- **Provided data**:
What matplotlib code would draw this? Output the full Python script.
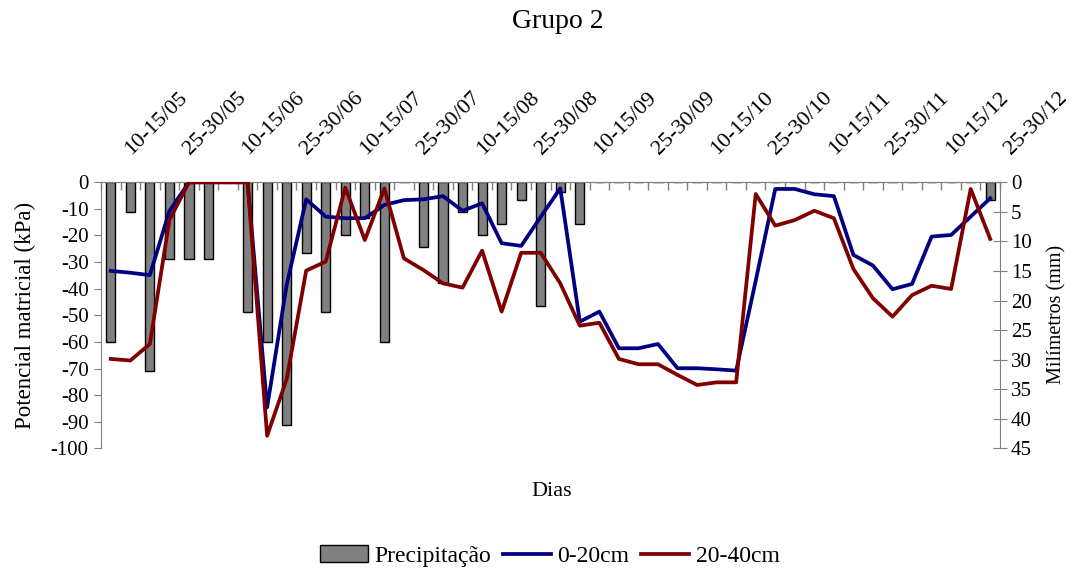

* * *

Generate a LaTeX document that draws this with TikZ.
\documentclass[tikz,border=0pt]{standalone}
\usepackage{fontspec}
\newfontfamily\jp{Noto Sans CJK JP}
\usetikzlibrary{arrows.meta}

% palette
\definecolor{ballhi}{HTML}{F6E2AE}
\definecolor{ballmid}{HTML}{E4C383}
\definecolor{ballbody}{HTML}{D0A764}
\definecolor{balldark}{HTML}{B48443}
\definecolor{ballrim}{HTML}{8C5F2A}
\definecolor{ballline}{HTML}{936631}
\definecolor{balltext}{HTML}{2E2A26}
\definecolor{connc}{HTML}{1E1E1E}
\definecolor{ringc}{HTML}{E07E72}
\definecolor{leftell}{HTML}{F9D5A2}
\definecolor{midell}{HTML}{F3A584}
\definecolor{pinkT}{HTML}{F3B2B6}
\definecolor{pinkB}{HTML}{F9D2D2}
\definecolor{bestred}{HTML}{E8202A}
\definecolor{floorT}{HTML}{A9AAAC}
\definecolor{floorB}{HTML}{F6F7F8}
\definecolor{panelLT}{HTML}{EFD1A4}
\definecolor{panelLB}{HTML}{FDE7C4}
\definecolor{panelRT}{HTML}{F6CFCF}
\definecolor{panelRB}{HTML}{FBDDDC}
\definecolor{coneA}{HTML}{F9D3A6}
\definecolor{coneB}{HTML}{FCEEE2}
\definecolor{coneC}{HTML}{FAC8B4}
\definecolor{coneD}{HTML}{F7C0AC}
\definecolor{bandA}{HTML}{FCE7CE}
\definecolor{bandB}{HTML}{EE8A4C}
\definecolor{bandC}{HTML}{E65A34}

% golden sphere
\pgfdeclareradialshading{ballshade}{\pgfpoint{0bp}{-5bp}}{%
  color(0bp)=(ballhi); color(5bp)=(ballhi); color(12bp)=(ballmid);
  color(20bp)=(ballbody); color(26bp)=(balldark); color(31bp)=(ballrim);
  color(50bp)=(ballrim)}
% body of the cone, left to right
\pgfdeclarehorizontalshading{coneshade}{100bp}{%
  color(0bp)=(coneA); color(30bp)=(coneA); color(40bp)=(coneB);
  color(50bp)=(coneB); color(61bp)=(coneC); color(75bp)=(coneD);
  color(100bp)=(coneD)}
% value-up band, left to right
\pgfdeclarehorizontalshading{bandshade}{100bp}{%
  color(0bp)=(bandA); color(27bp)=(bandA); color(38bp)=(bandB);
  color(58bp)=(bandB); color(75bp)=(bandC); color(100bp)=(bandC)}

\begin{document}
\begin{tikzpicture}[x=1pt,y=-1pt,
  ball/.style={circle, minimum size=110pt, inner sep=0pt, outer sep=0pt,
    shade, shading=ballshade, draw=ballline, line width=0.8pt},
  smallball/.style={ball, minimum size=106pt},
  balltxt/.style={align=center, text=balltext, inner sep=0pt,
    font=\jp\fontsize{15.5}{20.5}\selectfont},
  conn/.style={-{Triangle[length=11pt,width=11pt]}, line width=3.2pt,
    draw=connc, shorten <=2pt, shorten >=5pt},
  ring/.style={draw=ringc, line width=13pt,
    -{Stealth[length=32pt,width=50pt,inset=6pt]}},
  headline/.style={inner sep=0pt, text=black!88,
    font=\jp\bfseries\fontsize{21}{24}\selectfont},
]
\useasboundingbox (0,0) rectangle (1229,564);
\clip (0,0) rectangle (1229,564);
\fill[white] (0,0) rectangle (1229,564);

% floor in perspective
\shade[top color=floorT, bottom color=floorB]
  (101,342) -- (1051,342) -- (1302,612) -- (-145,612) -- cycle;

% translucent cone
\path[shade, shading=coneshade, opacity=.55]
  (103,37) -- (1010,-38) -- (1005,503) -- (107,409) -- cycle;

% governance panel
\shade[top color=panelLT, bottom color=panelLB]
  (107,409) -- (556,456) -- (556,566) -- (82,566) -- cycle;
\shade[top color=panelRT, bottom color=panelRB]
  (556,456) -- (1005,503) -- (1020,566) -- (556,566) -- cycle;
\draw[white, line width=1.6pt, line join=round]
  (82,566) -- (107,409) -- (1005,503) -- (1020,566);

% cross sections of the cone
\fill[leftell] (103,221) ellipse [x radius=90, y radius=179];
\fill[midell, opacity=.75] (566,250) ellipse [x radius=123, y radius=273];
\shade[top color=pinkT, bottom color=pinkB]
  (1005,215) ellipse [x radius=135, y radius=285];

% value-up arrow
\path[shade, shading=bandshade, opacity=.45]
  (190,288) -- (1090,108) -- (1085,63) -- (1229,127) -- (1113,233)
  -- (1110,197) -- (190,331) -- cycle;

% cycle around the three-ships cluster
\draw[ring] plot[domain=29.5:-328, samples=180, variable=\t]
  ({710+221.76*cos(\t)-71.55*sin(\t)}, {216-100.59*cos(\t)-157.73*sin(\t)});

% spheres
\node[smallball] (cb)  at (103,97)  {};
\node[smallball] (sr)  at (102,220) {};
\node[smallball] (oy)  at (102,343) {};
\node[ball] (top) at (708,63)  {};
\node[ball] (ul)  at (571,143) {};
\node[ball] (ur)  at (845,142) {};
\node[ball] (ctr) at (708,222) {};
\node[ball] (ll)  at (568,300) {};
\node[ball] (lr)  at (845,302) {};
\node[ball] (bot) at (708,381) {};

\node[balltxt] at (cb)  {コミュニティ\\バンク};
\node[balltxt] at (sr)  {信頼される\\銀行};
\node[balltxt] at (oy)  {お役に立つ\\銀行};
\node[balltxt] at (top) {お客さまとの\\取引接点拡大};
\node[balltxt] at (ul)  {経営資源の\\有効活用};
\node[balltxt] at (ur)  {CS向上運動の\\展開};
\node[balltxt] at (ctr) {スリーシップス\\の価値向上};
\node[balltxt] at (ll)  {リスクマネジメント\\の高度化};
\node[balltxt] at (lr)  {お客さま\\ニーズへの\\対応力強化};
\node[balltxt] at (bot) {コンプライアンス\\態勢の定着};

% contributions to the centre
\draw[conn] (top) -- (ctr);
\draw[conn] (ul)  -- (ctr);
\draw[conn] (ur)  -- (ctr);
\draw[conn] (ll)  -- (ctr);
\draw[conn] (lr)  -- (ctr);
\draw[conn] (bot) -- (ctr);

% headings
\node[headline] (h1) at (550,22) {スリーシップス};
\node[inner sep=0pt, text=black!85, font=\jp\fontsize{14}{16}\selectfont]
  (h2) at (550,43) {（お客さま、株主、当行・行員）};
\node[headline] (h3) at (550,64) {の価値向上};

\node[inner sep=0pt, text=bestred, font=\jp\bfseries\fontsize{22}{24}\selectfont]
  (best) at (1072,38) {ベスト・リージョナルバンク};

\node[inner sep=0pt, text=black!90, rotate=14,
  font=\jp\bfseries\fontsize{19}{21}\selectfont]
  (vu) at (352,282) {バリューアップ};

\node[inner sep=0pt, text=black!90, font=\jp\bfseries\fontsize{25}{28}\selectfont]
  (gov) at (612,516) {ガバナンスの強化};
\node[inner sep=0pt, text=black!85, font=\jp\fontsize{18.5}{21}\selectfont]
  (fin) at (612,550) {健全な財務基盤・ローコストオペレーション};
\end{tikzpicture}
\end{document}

- **Instructions to follow**: Using the material above, work out how many lines contain the string "this". Give that number alone.

- **Output of the task**: 2